Items listed in a dataset
====

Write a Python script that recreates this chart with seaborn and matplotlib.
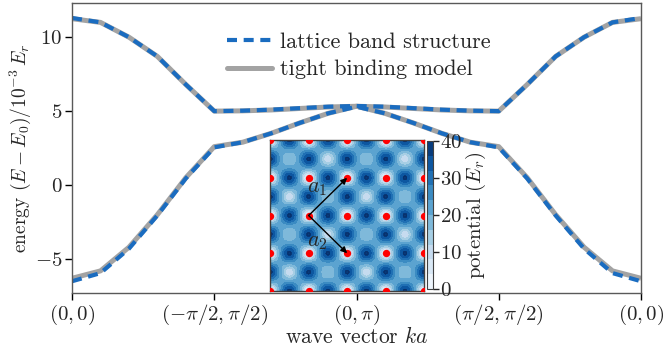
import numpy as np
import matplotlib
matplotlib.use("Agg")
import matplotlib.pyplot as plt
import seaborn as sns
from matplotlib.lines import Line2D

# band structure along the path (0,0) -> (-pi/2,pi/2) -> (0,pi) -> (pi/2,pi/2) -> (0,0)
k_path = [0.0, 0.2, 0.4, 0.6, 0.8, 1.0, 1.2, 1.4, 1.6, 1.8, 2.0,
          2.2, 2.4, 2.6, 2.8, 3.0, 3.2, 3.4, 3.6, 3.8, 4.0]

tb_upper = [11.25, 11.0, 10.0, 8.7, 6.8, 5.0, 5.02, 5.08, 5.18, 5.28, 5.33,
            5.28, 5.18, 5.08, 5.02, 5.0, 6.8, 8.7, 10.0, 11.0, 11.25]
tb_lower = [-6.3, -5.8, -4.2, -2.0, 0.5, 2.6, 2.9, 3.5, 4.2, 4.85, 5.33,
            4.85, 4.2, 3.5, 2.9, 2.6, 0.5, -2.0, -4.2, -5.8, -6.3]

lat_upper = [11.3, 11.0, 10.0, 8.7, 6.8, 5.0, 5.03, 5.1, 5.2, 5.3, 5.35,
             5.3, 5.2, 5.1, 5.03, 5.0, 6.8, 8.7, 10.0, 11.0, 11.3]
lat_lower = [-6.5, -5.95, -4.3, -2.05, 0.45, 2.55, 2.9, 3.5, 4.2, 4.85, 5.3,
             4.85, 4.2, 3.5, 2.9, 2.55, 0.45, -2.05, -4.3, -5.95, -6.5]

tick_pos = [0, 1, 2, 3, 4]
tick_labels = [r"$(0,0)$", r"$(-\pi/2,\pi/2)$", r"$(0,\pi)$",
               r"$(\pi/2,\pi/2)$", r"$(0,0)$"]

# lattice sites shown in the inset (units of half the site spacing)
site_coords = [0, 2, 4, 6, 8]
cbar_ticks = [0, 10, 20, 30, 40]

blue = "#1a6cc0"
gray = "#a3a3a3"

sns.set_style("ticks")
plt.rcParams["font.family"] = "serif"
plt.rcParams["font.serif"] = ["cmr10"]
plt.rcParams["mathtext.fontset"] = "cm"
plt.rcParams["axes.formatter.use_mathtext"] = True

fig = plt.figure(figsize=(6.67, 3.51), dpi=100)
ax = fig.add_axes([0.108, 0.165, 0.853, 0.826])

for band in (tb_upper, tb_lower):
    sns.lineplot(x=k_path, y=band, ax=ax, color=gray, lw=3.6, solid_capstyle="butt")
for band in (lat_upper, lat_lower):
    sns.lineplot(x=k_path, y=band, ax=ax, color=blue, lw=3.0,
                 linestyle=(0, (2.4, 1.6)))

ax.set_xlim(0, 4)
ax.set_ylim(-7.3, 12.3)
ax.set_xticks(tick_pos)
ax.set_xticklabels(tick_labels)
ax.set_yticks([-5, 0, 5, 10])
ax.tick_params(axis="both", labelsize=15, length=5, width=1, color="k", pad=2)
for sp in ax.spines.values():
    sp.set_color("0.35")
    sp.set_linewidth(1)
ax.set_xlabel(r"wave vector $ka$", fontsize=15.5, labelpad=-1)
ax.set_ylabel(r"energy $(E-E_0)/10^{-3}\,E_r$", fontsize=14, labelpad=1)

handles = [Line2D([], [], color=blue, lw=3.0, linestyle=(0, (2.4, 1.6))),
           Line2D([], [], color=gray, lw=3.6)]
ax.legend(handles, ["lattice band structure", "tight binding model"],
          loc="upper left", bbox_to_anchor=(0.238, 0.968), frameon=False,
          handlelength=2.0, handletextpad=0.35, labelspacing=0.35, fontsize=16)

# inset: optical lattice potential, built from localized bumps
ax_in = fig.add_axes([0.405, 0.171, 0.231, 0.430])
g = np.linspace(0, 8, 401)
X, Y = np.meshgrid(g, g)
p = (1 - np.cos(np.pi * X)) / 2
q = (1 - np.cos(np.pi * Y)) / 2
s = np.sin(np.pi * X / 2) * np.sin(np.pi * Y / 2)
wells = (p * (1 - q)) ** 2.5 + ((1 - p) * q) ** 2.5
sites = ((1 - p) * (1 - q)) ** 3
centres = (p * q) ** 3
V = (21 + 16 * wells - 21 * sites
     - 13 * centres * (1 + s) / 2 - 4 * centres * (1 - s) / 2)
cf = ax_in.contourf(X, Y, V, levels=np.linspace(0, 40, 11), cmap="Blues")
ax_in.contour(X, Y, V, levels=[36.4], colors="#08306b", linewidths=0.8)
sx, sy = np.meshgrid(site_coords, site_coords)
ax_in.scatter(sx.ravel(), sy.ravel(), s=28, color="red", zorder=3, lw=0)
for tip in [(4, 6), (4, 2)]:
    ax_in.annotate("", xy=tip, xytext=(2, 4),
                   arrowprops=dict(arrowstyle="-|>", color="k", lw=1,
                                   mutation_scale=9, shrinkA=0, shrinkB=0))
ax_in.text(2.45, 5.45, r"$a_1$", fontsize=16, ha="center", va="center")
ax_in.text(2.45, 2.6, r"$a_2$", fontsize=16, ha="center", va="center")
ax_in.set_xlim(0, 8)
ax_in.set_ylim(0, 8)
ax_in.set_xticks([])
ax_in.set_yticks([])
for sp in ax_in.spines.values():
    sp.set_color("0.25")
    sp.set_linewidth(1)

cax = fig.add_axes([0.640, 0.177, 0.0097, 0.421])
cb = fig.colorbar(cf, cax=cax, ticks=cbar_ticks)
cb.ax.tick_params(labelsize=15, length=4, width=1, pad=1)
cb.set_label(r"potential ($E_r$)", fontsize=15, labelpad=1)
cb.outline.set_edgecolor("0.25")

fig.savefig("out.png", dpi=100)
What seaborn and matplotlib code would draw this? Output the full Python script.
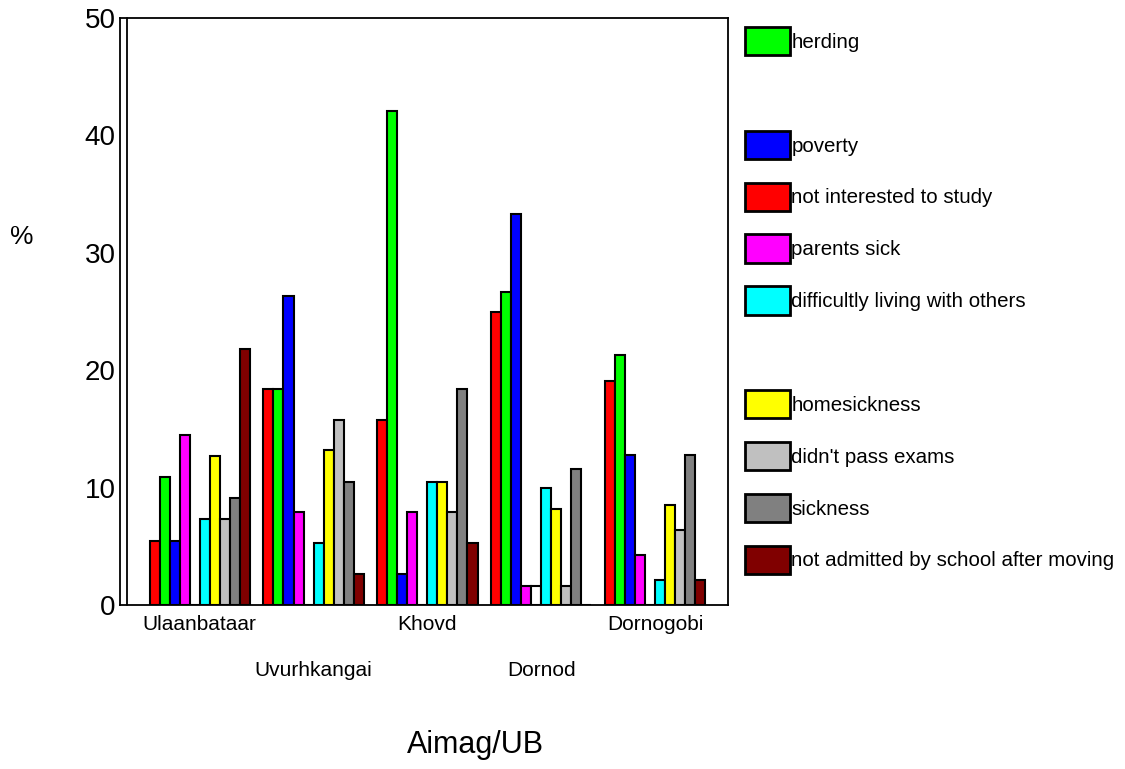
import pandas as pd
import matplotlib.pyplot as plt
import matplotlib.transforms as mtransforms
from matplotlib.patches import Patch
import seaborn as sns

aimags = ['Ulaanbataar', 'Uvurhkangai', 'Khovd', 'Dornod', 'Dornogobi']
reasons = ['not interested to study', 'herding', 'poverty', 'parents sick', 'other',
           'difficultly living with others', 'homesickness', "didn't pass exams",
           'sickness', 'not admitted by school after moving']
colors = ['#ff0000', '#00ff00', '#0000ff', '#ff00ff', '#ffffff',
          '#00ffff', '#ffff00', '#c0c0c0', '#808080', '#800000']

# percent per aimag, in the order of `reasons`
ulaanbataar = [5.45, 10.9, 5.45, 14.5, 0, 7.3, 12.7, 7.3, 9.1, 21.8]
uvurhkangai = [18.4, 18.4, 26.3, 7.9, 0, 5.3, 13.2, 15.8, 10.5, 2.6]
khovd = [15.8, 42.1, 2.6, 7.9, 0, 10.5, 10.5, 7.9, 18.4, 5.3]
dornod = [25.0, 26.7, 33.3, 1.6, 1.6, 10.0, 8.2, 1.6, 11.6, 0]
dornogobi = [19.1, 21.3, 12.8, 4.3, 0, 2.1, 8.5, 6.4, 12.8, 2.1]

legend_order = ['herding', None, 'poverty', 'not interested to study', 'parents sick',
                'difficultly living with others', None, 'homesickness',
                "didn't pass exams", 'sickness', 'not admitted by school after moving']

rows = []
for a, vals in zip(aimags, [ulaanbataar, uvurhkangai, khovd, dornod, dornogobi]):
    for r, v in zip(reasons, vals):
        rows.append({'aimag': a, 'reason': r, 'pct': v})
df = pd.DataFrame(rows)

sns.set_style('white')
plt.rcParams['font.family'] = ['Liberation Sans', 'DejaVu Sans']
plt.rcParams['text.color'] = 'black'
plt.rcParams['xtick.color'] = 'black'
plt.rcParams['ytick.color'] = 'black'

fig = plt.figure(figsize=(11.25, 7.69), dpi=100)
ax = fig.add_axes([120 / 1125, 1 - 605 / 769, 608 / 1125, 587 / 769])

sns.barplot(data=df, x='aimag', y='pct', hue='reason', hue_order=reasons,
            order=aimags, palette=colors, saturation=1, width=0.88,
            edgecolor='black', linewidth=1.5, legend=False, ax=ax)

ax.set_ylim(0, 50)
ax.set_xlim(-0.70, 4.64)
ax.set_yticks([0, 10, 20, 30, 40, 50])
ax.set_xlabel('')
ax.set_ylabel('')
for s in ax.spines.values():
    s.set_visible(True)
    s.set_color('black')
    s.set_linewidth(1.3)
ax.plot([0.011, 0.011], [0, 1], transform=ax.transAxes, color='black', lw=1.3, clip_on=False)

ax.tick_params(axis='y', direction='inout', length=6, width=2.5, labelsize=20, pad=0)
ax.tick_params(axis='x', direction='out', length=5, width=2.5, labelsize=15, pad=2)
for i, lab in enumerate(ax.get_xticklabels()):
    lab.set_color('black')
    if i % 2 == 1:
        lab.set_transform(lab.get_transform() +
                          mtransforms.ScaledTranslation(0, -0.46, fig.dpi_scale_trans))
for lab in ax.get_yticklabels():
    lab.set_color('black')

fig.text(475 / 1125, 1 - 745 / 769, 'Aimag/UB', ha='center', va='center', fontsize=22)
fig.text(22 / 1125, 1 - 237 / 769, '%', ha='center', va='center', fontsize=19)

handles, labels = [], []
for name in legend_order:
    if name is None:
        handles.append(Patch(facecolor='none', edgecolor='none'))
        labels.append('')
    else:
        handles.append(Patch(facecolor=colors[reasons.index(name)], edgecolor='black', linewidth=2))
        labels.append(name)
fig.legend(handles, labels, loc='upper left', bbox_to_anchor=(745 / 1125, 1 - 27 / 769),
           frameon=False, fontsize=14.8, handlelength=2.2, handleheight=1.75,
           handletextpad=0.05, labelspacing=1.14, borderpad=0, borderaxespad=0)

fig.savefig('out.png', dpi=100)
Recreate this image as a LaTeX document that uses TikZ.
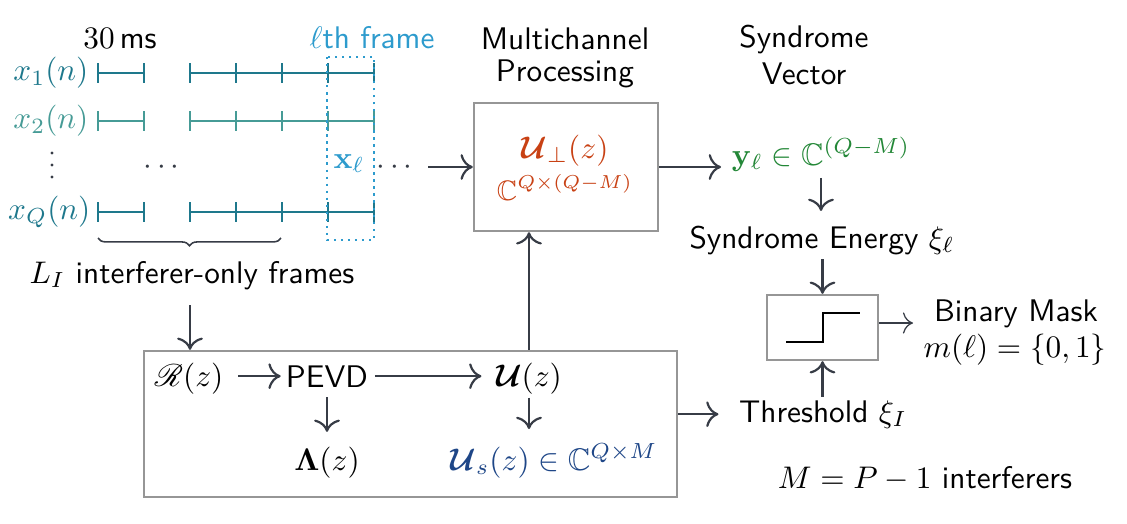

====

Exercise
Repeat the lines above, starting at the first and stopping after the line that holds "4.85, 4.2, 3.5, 2.9, 2.6, 0.5, -2.0, -4.2, -5.8, -6.3]", with the pictures left out.

Exercise output
Write a Python script that recreates this chart with seaborn and matplotlib.
import numpy as np
import matplotlib
matplotlib.use("Agg")
import matplotlib.pyplot as plt
import seaborn as sns
from matplotlib.lines import Line2D

# band structure along the path (0,0) -> (-pi/2,pi/2) -> (0,pi) -> (pi/2,pi/2) -> (0,0)
k_path = [0.0, 0.2, 0.4, 0.6, 0.8, 1.0, 1.2, 1.4, 1.6, 1.8, 2.0,
          2.2, 2.4, 2.6, 2.8, 3.0, 3.2, 3.4, 3.6, 3.8, 4.0]

tb_upper = [11.25, 11.0, 10.0, 8.7, 6.8, 5.0, 5.02, 5.08, 5.18, 5.28, 5.33,
            5.28, 5.18, 5.08, 5.02, 5.0, 6.8, 8.7, 10.0, 11.0, 11.25]
tb_lower = [-6.3, -5.8, -4.2, -2.0, 0.5, 2.6, 2.9, 3.5, 4.2, 4.85, 5.33,
            4.85, 4.2, 3.5, 2.9, 2.6, 0.5, -2.0, -4.2, -5.8, -6.3]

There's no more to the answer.